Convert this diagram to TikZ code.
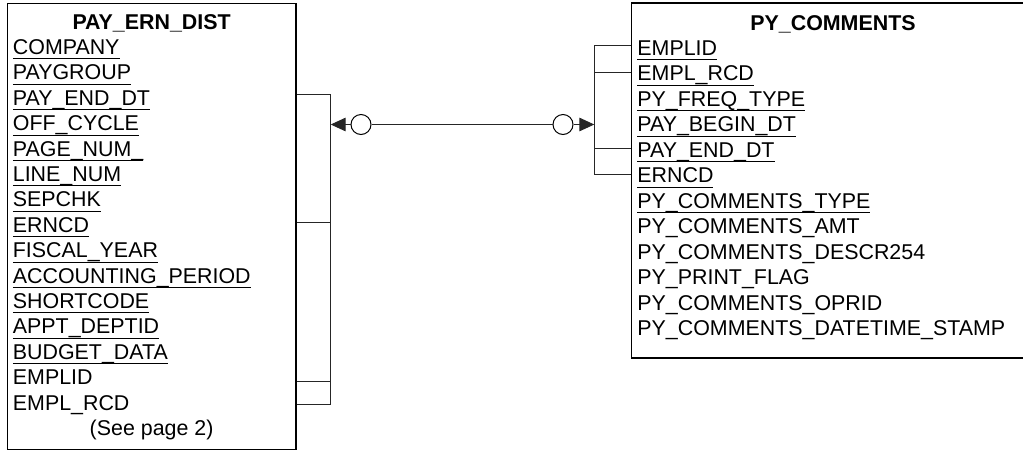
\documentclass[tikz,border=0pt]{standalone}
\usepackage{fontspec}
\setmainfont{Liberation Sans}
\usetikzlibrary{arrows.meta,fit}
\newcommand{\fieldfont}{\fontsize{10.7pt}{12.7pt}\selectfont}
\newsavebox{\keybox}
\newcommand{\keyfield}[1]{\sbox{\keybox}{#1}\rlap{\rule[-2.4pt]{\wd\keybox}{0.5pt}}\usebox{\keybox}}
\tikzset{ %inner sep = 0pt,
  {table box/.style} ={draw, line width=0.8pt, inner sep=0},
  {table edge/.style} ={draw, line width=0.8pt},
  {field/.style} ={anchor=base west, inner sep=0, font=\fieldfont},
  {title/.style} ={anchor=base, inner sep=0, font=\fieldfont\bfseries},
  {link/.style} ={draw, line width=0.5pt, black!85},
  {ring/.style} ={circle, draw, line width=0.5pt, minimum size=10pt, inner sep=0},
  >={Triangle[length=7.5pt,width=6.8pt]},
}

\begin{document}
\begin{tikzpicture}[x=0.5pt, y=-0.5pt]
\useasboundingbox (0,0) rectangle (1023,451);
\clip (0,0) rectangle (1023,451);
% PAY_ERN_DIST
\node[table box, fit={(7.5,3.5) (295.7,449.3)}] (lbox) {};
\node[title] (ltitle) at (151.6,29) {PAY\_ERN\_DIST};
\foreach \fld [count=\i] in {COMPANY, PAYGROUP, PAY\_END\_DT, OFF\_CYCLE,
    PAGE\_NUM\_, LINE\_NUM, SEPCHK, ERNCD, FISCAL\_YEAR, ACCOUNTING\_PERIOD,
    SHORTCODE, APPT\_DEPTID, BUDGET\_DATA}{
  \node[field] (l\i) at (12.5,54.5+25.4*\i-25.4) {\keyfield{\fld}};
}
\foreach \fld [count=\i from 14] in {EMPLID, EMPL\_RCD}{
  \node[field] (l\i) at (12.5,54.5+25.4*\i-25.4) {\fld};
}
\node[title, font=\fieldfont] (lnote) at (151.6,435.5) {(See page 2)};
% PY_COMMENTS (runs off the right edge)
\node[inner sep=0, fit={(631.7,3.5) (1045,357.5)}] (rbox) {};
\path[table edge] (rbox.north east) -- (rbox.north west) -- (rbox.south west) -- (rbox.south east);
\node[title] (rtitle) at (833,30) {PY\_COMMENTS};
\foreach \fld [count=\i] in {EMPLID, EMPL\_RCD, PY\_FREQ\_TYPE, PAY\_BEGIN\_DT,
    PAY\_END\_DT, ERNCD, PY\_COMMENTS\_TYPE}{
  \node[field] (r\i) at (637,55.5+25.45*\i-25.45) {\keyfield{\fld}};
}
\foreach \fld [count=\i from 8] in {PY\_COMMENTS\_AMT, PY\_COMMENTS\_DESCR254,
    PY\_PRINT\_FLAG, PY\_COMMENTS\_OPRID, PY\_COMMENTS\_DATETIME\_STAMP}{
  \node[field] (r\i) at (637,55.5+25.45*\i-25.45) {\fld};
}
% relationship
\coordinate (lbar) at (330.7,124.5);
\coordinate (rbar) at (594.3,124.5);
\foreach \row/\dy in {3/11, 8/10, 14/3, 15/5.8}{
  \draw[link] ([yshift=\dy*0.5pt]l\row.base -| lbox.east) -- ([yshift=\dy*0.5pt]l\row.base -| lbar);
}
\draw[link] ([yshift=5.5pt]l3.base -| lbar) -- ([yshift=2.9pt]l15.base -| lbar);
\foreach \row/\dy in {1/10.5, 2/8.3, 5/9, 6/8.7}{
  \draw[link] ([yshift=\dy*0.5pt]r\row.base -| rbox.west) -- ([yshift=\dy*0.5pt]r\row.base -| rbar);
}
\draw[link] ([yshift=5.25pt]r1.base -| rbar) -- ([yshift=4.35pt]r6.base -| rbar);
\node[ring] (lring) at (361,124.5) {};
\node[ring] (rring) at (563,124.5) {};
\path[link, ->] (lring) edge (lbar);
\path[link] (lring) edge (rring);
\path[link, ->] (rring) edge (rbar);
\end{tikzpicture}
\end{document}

━━━━━━━━━━━━━━━━

**Short problem**
Skip every picture and transcribe the data above exactly.

**Result of the exercise**
Convert this diagram to TikZ code.
\documentclass[tikz,border=0pt]{standalone}
\usepackage{fontspec}
\setmainfont{Liberation Sans}
\usetikzlibrary{arrows.meta,fit}
\newcommand{\fieldfont}{\fontsize{10.7pt}{12.7pt}\selectfont}
\newsavebox{\keybox}
\newcommand{\keyfield}[1]{\sbox{\keybox}{#1}\rlap{\rule[-2.4pt]{\wd\keybox}{0.5pt}}\usebox{\keybox}}
\tikzset{ %inner sep = 0pt,
  {table box/.style} ={draw, line width=0.8pt, inner sep=0},
  {table edge/.style} ={draw, line width=0.8pt},
  {field/.style} ={anchor=base west, inner sep=0, font=\fieldfont},
  {title/.style} ={anchor=base, inner sep=0, font=\fieldfont\bfseries},
  {link/.style} ={draw, line width=0.5pt, black!85},
  {ring/.style} ={circle, draw, line width=0.5pt, minimum size=10pt, inner sep=0},
  >={Triangle[length=7.5pt,width=6.8pt]},
}

\begin{document}
\begin{tikzpicture}[x=0.5pt, y=-0.5pt]
\useasboundingbox (0,0) rectangle (1023,451);
\clip (0,0) rectangle (1023,451);
% PAY_ERN_DIST
\node[table box, fit={(7.5,3.5) (295.7,449.3)}] (lbox) {};
\node[title] (ltitle) at (151.6,29) {PAY\_ERN\_DIST};
\foreach \fld [count=\i] in {COMPANY, PAYGROUP, PAY\_END\_DT, OFF\_CYCLE,
    PAGE\_NUM\_, LINE\_NUM, SEPCHK, ERNCD, FISCAL\_YEAR, ACCOUNTING\_PERIOD,
    SHORTCODE, APPT\_DEPTID, BUDGET\_DATA}{
  \node[field] (l\i) at (12.5,54.5+25.4*\i-25.4) {\keyfield{\fld}};
}
\foreach \fld [count=\i from 14] in {EMPLID, EMPL\_RCD}{
  \node[field] (l\i) at (12.5,54.5+25.4*\i-25.4) {\fld};
}
\node[title, font=\fieldfont] (lnote) at (151.6,435.5) {(See page 2)};
% PY_COMMENTS (runs off the right edge)
\node[inner sep=0, fit={(631.7,3.5) (1045,357.5)}] (rbox) {};
\path[table edge] (rbox.north east) -- (rbox.north west) -- (rbox.south west) -- (rbox.south east);
\node[title] (rtitle) at (833,30) {PY\_COMMENTS};
\foreach \fld [count=\i] in {EMPLID, EMPL\_RCD, PY\_FREQ\_TYPE, PAY\_BEGIN\_DT,
    PAY\_END\_DT, ERNCD, PY\_COMMENTS\_TYPE}{
  \node[field] (r\i) at (637,55.5+25.45*\i-25.45) {\keyfield{\fld}};
}
\foreach \fld [count=\i from 8] in {PY\_COMMENTS\_AMT, PY\_COMMENTS\_DESCR254,
    PY\_PRINT\_FLAG, PY\_COMMENTS\_OPRID, PY\_COMMENTS\_DATETIME\_STAMP}{
  \node[field] (r\i) at (637,55.5+25.45*\i-25.45) {\fld};
}
% relationship
\coordinate (lbar) at (330.7,124.5);
\coordinate (rbar) at (594.3,124.5);
\foreach \row/\dy in {3/11, 8/10, 14/3, 15/5.8}{
  \draw[link] ([yshift=\dy*0.5pt]l\row.base -| lbox.east) -- ([yshift=\dy*0.5pt]l\row.base -| lbar);
}
\draw[link] ([yshift=5.5pt]l3.base -| lbar) -- ([yshift=2.9pt]l15.base -| lbar);
\foreach \row/\dy in {1/10.5, 2/8.3, 5/9, 6/8.7}{
  \draw[link] ([yshift=\dy*0.5pt]r\row.base -| rbox.west) -- ([yshift=\dy*0.5pt]r\row.base -| rbar);
}
\draw[link] ([yshift=5.25pt]r1.base -| rbar) -- ([yshift=4.35pt]r6.base -| rbar);
\node[ring] (lring) at (361,124.5) {};
\node[ring] (rring) at (563,124.5) {};
\path[link, ->] (lring) edge (lbar);
\path[link] (lring) edge (rring);
\path[link, ->] (rring) edge (rbar);
\end{tikzpicture}
\end{document}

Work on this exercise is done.